Consumer price inflation hit an annual rate of 3.1 percent in November, pushed up by air fares, computer games and the price of chocolate, official data showed on Tuesday, reflecting the impact of the pound's plunge after last year's vote to leave the European Union.
There were also signs that factories were under renewed price pressure as global oil prices rose. But most economists said they thought the surge in prices for consumers was peaking.
Now that inflation is more than a percentage point above the Bank of England's 2-percent target, Governor Mark Carney will have to write a letter to finance minister Philip Hammond in February to explain what the BoE is doing in response.
Britain's economy has slowed sharply this year, falling behind a recovering euro zone, and it is expected to lose more ground in 2018 as the effects of the Brexit vote are felt by consumers and companies.

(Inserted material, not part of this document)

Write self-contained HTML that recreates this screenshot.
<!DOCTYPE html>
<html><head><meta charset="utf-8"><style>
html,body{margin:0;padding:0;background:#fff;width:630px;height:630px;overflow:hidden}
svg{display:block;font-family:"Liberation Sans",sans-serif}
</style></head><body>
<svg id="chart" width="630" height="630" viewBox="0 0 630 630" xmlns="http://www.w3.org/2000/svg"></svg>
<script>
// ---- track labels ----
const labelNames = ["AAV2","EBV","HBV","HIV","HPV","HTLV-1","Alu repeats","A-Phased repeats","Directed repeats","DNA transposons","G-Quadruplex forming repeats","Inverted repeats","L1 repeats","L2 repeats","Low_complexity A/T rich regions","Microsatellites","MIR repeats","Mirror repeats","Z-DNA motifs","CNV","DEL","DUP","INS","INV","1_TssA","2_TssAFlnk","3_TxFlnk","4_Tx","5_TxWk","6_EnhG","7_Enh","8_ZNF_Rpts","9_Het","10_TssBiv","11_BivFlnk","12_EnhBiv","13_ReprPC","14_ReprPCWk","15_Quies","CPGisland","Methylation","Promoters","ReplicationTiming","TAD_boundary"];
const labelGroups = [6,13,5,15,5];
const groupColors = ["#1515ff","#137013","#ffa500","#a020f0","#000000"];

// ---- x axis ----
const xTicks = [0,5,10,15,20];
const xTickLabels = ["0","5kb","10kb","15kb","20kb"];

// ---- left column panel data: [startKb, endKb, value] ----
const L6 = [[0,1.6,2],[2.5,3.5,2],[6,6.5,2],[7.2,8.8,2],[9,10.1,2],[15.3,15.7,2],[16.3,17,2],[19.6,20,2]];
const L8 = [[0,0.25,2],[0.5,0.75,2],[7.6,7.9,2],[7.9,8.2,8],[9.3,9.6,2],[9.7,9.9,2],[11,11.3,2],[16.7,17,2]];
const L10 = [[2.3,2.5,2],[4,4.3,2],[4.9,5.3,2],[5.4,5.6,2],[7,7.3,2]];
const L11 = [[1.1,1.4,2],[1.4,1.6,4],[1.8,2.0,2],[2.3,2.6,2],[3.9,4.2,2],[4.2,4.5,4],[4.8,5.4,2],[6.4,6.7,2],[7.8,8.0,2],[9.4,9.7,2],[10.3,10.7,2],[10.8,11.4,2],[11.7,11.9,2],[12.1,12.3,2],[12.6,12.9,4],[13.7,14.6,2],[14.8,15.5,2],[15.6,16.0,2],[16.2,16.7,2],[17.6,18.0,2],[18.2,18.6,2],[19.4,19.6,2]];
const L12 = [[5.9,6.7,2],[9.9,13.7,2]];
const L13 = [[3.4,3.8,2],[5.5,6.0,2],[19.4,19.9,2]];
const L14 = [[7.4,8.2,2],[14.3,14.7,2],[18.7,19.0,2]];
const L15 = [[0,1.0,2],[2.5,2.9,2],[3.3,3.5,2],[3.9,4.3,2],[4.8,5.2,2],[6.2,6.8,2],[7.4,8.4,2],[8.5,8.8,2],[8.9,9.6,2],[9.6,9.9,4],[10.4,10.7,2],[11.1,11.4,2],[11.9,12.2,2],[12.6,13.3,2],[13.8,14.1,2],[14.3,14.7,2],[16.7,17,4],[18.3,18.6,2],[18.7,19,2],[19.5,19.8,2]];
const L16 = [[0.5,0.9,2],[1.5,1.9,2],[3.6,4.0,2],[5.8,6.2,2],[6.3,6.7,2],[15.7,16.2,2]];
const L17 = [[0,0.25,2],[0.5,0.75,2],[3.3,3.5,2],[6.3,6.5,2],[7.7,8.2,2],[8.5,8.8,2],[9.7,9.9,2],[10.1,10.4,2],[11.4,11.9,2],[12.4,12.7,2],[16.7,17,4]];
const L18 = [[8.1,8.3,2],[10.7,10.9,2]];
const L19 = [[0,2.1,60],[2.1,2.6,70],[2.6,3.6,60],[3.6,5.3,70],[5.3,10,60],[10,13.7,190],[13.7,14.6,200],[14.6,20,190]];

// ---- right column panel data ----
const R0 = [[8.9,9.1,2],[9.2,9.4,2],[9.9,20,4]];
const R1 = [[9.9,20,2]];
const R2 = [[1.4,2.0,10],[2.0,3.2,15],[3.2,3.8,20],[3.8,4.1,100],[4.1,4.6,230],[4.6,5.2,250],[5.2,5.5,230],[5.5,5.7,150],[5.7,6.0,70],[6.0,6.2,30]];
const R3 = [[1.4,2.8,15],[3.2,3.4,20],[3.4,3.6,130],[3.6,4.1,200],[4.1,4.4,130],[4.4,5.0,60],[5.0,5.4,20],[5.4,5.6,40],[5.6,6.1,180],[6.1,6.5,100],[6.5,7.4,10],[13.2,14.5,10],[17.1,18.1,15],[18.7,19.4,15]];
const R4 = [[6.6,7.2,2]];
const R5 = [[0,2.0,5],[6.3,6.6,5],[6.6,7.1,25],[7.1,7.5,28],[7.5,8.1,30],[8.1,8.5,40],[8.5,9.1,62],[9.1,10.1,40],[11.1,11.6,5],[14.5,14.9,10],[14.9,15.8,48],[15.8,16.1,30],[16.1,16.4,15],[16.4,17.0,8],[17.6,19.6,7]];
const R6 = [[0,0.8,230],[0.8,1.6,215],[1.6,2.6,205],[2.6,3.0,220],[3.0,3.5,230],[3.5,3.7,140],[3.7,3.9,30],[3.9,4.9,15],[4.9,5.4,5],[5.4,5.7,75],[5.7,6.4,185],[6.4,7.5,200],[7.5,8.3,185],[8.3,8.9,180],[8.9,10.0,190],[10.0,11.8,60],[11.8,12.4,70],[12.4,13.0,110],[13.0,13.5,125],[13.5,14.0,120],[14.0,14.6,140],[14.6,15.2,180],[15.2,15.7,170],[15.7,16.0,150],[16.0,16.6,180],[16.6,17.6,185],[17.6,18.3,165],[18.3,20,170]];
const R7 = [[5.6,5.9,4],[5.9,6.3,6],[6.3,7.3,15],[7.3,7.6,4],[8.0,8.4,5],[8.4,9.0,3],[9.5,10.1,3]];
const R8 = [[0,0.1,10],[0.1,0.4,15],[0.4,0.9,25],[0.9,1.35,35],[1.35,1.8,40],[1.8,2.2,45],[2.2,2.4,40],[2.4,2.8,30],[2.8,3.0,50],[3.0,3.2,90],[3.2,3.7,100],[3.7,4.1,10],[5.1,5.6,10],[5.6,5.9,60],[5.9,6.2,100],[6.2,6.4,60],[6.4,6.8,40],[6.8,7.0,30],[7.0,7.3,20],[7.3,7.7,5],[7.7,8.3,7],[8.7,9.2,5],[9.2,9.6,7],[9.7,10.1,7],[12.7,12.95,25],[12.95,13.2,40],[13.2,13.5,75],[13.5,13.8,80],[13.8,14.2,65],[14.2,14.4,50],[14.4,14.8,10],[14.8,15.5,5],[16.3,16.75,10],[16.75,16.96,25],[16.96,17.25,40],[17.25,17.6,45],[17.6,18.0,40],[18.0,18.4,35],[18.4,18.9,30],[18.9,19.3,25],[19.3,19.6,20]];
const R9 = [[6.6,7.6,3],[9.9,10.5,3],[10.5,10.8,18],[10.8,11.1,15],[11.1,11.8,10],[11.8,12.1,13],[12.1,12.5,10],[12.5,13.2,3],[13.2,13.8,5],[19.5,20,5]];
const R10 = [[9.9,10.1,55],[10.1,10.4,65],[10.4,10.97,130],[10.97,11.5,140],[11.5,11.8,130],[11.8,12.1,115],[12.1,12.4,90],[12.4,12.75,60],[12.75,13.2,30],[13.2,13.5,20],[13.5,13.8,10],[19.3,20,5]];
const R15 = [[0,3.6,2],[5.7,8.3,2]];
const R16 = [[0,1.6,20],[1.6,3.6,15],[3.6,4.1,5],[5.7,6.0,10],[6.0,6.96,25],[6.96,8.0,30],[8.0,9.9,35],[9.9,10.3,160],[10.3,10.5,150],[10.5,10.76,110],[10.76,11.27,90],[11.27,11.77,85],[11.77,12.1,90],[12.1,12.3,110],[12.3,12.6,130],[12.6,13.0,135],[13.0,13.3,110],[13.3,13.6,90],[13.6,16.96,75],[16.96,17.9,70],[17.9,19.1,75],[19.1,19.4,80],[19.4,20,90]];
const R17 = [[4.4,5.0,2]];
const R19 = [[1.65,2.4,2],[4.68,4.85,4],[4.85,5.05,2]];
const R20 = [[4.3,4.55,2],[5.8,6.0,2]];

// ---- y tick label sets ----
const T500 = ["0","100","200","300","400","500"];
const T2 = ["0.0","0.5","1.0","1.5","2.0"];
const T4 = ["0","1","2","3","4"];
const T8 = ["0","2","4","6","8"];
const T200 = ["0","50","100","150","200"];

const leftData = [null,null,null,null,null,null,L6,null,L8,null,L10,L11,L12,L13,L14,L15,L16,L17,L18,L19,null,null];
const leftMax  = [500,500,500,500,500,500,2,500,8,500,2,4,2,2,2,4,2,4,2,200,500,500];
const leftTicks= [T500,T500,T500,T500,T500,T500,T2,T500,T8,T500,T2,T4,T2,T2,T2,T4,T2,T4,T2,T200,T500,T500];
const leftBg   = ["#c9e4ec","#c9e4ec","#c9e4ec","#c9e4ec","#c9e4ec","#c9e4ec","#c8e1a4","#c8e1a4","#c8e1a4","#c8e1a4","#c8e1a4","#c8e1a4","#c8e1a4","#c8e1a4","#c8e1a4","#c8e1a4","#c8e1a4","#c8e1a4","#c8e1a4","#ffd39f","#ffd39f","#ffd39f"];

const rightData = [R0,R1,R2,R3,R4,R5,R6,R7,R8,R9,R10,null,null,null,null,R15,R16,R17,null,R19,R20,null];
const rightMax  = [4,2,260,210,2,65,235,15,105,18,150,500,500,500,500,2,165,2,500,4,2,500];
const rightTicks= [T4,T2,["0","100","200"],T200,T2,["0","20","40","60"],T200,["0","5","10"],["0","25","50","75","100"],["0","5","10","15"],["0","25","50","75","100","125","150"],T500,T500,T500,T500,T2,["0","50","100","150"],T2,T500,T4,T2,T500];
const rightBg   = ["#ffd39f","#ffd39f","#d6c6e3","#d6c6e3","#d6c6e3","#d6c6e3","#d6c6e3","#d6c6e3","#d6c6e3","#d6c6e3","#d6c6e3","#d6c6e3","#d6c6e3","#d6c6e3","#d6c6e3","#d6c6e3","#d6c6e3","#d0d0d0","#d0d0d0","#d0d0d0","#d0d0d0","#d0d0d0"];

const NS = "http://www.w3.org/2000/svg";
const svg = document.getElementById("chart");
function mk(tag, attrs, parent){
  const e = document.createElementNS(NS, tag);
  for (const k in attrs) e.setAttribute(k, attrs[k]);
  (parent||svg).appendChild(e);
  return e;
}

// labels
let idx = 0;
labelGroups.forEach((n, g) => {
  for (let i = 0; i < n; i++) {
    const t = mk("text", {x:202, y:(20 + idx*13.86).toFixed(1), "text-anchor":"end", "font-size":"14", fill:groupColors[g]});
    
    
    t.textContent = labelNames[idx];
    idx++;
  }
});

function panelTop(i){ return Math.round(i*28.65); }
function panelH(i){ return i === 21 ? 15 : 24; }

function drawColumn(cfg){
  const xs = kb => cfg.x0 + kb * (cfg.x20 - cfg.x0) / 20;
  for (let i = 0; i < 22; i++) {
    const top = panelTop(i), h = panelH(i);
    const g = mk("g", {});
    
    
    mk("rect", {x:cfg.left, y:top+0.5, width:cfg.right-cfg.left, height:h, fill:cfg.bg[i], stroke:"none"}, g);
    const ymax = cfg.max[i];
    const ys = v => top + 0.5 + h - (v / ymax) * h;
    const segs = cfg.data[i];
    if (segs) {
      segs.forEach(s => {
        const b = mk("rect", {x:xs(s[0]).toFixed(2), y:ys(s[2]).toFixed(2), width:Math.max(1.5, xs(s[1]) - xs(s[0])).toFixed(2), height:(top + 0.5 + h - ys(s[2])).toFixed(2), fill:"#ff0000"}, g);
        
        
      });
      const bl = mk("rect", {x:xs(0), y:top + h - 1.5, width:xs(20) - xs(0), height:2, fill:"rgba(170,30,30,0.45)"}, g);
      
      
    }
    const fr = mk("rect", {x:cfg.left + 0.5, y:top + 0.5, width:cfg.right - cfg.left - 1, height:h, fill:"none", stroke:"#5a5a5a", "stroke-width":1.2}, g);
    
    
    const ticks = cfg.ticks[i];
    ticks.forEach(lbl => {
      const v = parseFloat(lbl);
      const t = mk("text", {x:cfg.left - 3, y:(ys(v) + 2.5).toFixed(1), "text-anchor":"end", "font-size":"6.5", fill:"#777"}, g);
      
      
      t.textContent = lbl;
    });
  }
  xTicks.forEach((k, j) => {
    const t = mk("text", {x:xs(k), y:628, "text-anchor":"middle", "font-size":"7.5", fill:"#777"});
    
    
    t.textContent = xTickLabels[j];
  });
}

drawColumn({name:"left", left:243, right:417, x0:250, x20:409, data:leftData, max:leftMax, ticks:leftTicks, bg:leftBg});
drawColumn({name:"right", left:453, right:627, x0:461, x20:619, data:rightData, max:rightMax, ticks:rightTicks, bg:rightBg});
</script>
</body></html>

Nevertheless, the BoE raised interest rates for the first time in a decade last month. It said then that inflation was near its peak and would then fall slowly over the next three years to just above 2 percent. It also said a long-awaited pick-up in wage growth was likely next year.
The BoE is widely expected to keep rates unchanged at 0.5 percent on Thursday. Investors are watching mostly for signals from the central bank about how soon rates will rise again.

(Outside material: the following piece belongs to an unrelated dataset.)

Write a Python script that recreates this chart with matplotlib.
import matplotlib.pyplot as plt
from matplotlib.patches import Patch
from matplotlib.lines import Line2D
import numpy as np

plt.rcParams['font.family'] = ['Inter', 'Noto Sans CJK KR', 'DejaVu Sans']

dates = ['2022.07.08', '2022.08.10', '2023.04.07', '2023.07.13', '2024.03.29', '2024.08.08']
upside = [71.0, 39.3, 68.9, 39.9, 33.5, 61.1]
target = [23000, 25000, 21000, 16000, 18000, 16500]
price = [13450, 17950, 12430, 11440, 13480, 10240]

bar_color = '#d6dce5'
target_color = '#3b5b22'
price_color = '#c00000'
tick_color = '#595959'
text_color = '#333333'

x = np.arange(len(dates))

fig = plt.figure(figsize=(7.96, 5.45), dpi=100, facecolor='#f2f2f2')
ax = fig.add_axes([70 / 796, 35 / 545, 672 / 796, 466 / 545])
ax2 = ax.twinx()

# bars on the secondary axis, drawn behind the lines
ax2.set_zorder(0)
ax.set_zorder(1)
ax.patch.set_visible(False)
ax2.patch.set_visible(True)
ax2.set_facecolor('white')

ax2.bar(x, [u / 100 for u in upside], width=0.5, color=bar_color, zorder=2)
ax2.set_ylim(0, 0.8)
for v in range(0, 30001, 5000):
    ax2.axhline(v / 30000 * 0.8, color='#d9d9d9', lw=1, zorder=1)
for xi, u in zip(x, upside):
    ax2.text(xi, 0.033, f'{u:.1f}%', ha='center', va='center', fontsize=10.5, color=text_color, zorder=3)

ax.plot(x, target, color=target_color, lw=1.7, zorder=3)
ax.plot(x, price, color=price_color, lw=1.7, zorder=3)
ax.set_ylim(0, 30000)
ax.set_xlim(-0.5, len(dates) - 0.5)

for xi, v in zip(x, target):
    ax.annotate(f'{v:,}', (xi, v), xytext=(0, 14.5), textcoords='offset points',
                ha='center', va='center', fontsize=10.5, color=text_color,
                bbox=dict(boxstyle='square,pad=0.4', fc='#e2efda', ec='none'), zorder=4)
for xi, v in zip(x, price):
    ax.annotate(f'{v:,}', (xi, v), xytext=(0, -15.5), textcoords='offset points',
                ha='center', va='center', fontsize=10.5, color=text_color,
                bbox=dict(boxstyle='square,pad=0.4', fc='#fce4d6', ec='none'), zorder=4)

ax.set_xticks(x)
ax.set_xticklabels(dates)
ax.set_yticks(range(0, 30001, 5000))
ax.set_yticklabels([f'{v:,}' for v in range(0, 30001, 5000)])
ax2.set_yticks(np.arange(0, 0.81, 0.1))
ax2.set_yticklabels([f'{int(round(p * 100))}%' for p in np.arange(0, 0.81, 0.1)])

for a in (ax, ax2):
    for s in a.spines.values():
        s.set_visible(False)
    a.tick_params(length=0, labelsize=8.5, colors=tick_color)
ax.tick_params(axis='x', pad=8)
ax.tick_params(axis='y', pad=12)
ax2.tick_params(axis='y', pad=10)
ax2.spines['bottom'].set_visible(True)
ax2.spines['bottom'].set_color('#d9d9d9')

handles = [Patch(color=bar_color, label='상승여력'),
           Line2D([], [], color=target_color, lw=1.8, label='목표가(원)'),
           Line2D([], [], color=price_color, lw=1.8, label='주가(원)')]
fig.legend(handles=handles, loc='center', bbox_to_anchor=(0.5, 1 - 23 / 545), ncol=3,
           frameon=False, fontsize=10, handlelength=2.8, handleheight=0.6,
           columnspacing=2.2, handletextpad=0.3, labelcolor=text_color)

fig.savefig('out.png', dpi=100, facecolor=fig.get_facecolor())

The pound rose to a session high against the U.S dollar after Tuesday's inflation figures and British government bond futures fell to their lowest level of the day, although the moves were limited.
Lucy O'Carroll, chief economist with Aberdeen Standard Investments, said inflation might be close to its peak but rising costs in the services sector could yet could push up overall prices.

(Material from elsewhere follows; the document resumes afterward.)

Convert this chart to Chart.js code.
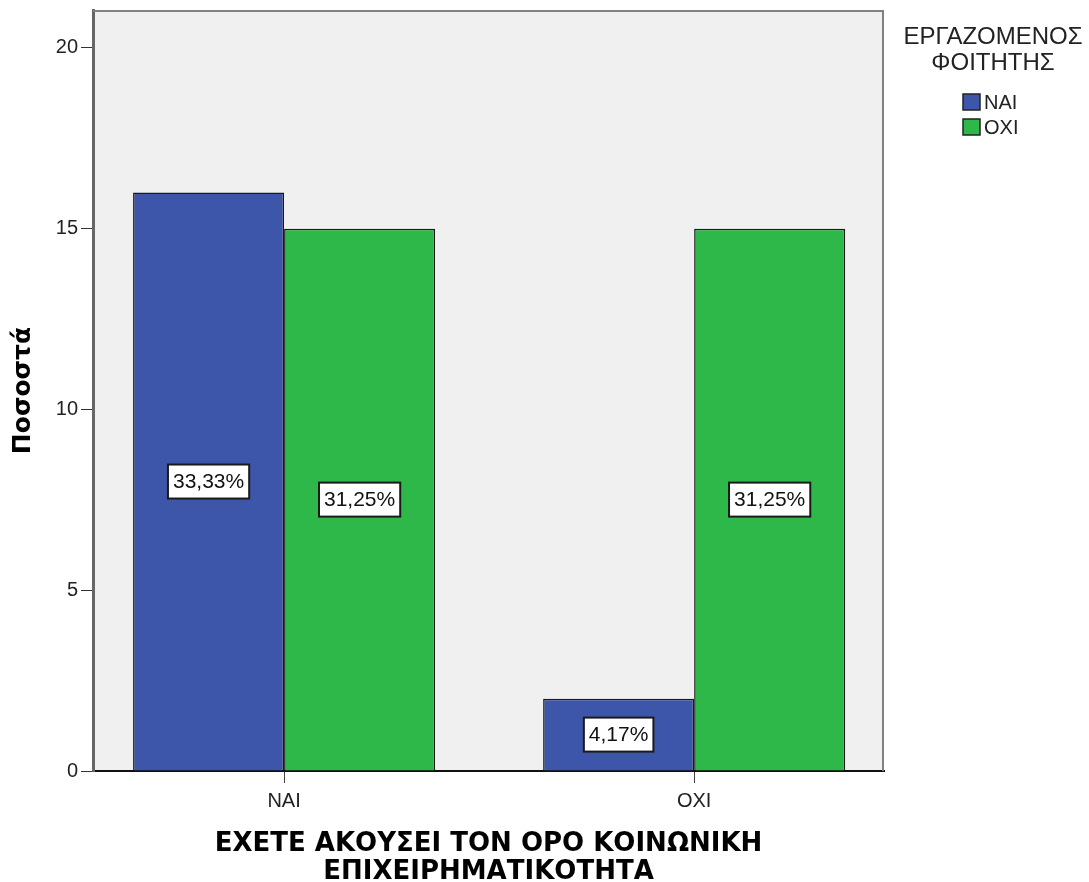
<!DOCTYPE html>
<html><head><meta charset="utf-8">
<script src="https://cdn.jsdelivr.net/npm/chart.js@4.4.1/dist/chart.umd.min.js"></script>
<style>html,body{margin:0;padding:0;background:#fff;}#wrap{width:1089px;height:882px;}</style>
</head><body><div id="wrap"><canvas id="c" width="1089" height="882"></canvas></div>
<script>
const categories = ['ΝΑΙ', 'ΟΧΙ'];
const seriesNames = ['ΝΑΙ', 'ΟΧΙ'];
const seriesNAI = [16, 2];
const seriesOXI = [15, 15];
const pctNAI = ['33,33%', '4,17%'];
const pctOXI = ['31,25%', '31,25%'];
const yTicks = [0, 5, 10, 15, 20];
const legendTitle = ['ΕΡΓΑΖΟΜΕΝΟΣ', 'ΦΟΙΤΗΤΗΣ'];
const xTitle = ['ΕΧΕΤΕ ΑΚΟΥΣΕΙ ΤΟΝ ΟΡΟ ΚΟΙΝΩΝΙΚΗ', 'ΕΠΙΧΕΙΡΗΜΑΤΙΚΟΤΗΤΑ'];
const yTitle = 'Ποσοστά';

const BLUE = '#3E56AA';
const GREEN = '#2EB84A';
const pctLabels = [pctNAI, pctOXI];

const framePlugin = {
  id: 'frame',
  beforeDraw(chart) {
    const {ctx, chartArea: a} = chart;
    ctx.save();
    ctx.fillStyle = '#F0F0F0';
    ctx.fillRect(a.left, a.top, a.right - a.left, a.bottom - a.top);
    ctx.restore();
  },
  afterDraw(chart) {
    const {ctx, chartArea: a} = chart;
    ctx.save();
    ctx.strokeStyle = '#808080';
    ctx.lineWidth = 2;
    ctx.beginPath();
    ctx.moveTo(a.left, a.top + 1);
    ctx.lineTo(a.right - 1, a.top + 1);
    ctx.lineTo(a.right - 1, a.bottom);
    ctx.stroke();
    // legend
    ctx.fillStyle = '#222';
    ctx.font = '24px "Liberation Sans"';
    ctx.textAlign = 'center';
    ctx.textBaseline = 'middle';
    ctx.fillText(legendTitle[0], 993, 37);
    ctx.fillText(legendTitle[1], 993, 63);
    const colors = [BLUE, GREEN];
    ctx.font = '20px "Liberation Sans"';
    ctx.textAlign = 'left';
    seriesNames.forEach((n, i) => {
      const y = 94 + i * 25;
      ctx.fillStyle = colors[i];
      ctx.fillRect(963, y, 17, 16);
      ctx.strokeStyle = '#222';
      ctx.lineWidth = 1.5;
      ctx.strokeRect(963, y, 17, 16);
      ctx.fillStyle = '#222';
      ctx.fillText(n, 984, y + 9);
    });
    ctx.restore();
  },
  afterDatasetsDraw(chart) {
    const {ctx} = chart;
    ctx.save();
    ctx.font = '21px "Liberation Sans"';
    ctx.textAlign = 'center';
    ctx.textBaseline = 'middle';
    chart.data.datasets.forEach((ds, di) => {
      const meta = chart.getDatasetMeta(di);
      meta.data.forEach((el, i) => {
        const t = pctLabels[di][i];
        const x = el.x, y = (el.y + el.base) / 2;
        const w = ctx.measureText(t).width + 10;
        const h = 34;
        ctx.fillStyle = '#fff';
        ctx.fillRect(x - w / 2, y - h / 2, w, h);
        ctx.strokeStyle = '#1a1a1a';
        ctx.lineWidth = 2;
        ctx.strokeRect(x - w / 2, y - h / 2, w, h);
        ctx.fillStyle = '#111';
        ctx.fillText(t, x, y + 1);
      });
    });
    ctx.restore();
  }
};

new Chart(document.getElementById('c'), {
  type: 'bar',
  data: {
    labels: categories,
    datasets: [
      {label: seriesNames[0], data: seriesNAI, backgroundColor: BLUE, borderColor: '#1a1a1a', borderWidth: 1.5},
      {label: seriesNames[1], data: seriesOXI, backgroundColor: GREEN, borderColor: '#1a1a1a', borderWidth: 1.5}
    ]
  },
  options: {
    responsive: false,
    animation: false,
    devicePixelRatio: 1,
    categoryPercentage: 0.7366,
    barPercentage: 1,
    layout: {padding: {top: 10, right: 205, left: 0, bottom: 0}},
    plugins: {legend: {display: false}, tooltip: {enabled: false}},
    scales: {
      x: {
        grid: {display: true, drawOnChartArea: false, drawTicks: true, tickLength: 12, offset: false, color: '#444', lineWidth: 1},
        border: {display: true, color: '#111', width: 2},
        ticks: {color: '#222', font: {family: 'Liberation Sans', size: 20}, padding: 6},
        title: {display: true, text: xTitle, color: '#000', font: {family: 'DejaVu Sans', weight: 'bold', size: 26, lineHeight: 1.077}, padding: {top: 0, bottom: -4}},
        afterBuildTicks: s => { s._startValue = -0.466; s._valueRange = 1.929; },
        afterFit: s => { s.height = 111; s.paddingLeft = 0; s.paddingRight = 0; }
      },
      y: {
        min: 0,
        max: 21.05,
        afterBuildTicks: s => { s.ticks = yTicks.map(v => ({value: v})); },
        grid: {display: true, drawOnChartArea: false, drawTicks: true, tickLength: 12, color: '#333', lineWidth: 1},
        border: {display: true, color: '#666', width: 3},
        ticks: {color: '#222', font: {family: 'Liberation Sans', size: 20}, padding: 3},
        title: {display: true, text: yTitle, color: '#000', font: {family: 'DejaVu Sans', weight: 'bold', size: 25, lineHeight: 1.12}, padding: {top: 9, bottom: 0}},
        afterFit: s => { s.width = 93; s.paddingTop = 0; s.paddingBottom = 0; }
      }
    }
  },
  plugins: [framePlugin]
});
</script></body></html>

"Further interest rate rises are definitely not off the table," she said. "The Bank of England has a tricky tightrope to walk. Too much inflation could threaten the Bank's credibility and therefore its grip on the economy. But they need to keep consumer spending, the engine of the UK economy, chugging along too."
While inflation has jumped since the Brexit vote, wages have risen more slowly. Data due on Wednesday is expected to show total pay, including bonuses, picked up speed in the three months to October but still lagged inflation.
CPI has surged from a subdued 0.5 percent at the time of the Brexit vote in June 2016 to its highest since March 2012.
The Office for National Statistics said on Tuesday the main driver of inflation last month came from air fares which fell, but by less than in November 2016. An increase in prices for computer games also pushed up inflation.
Tuesday's data showed factories faced a pickup in price pressure after the recent rise in oil prices.
The cost of raw materials - many of them imported - was 7.3 percent higher than in November 2016, up from 4.8 percent in October and at the top end of forecasts by economists polled by Reuters. It was the first increase in the rate since August and the sharpest rise since January.
Manufacturers increased the prices they charged by an annual 3.0 percent compared with 2.8 percent in October, in line with the consensus forecast in the Reuters poll.